Thanking Our Troops for their Service
Author's photo, July 2014, of the American Flag at Dusk
W.J. Astore
I served for twenty years in the Air Force. Service in the military involves sacrifice even when combat isn’t involved, but it also conveys privileges and provides opportunity, or at least it did so for me. I can’t recall people thanking me for my service when I wore a uniform, nor did I expect them to. I just saw myself as doing my duty to the best of my ability, and therefore deserving of no special thanks or commendation.
At TomDispatch.com, former Army Ranger Rory Fanning talks about his discomfort with the thank you parade directed at “our” troops. His honest words are a reminder that a thank you repeated again and again loses its meaning, especially when it’s appropriated by megastars and sponsored by corporations. Think, for example, of that Budweiser ad during last year’s Super Bowl that featured a returning LT. We see him greeting his pretty wife at the airport, then we cut to a surprise parade in his honor down Main Street USA complete with the Budweiser Clydesdales and teary-eyed veterans. The sentiment, however honest to many of the celebrants, is cheapened as heart strings are tugged to sell beer. Or consider those Bank of America ads for wounded warriors airing during this year’s World Series. Images of wounded troops continuing to triumph in spite of war injuries are appropriated to associate a huge bank with the sacrifices endured by ordinary GIs. Again, however well-intentioned such ads may be, heart strings are being tugged by a bank with a dubious record of sympathy for the little guy and gal.
As retired Army Colonel Andrew Bacevich has noted, elaborate thank you ceremonies can be a form of cheap grace in which Americans clap themselves on the back in spasms of feel-good celebratory pageantry. Some of these celebrations are so over the top in their flag-waving thanks that you just can’t help having darker thoughts. Is this a recruitment video? Are we even meant to think at all or just gush with pride? Are we simply meant to bask in the reflected glow of the medals on the chests of our young men and women in uniform?

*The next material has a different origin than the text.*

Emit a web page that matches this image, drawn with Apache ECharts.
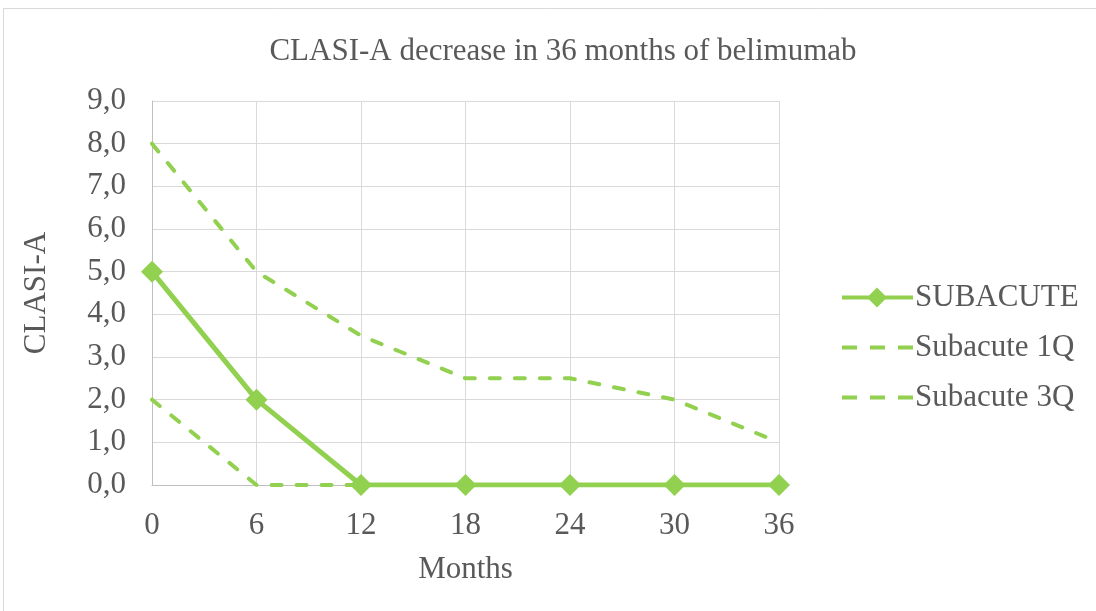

We thank our troops for complicated reasons as well as simple ones. The simple are easy to write about: genuine thanks, from one person to another, no megastars, no corporations. Just a handshake and a nod or a few kind words. I’ve had people thank me in that way since I retired from service, and I appreciate it and respond graciously.
But the complicated reasons – well, these reasons are not as easy to write about. The guilt of those who avoid service. Pro forma thanks. The thanks that comes from people who believe their involvement with the military both starts and ends there. The related idea that if one thanks the troops, one has done one’s bit for the war (whichever war our president says we’re fighting today).
More disturbingly is the thanks that allows us all to deny the reality of America’s wars (the reality of all wars): the sordidness of wartime bungling and mismanagement and violence and murder. Often the latter is drowned out by the bugle calls of thanks! thanks! thanks! coming from the cheering multitudes.
My father taught me “an empty barrel makes the most noise.” I think that’s true even when the noise is presented as thanks to our troops.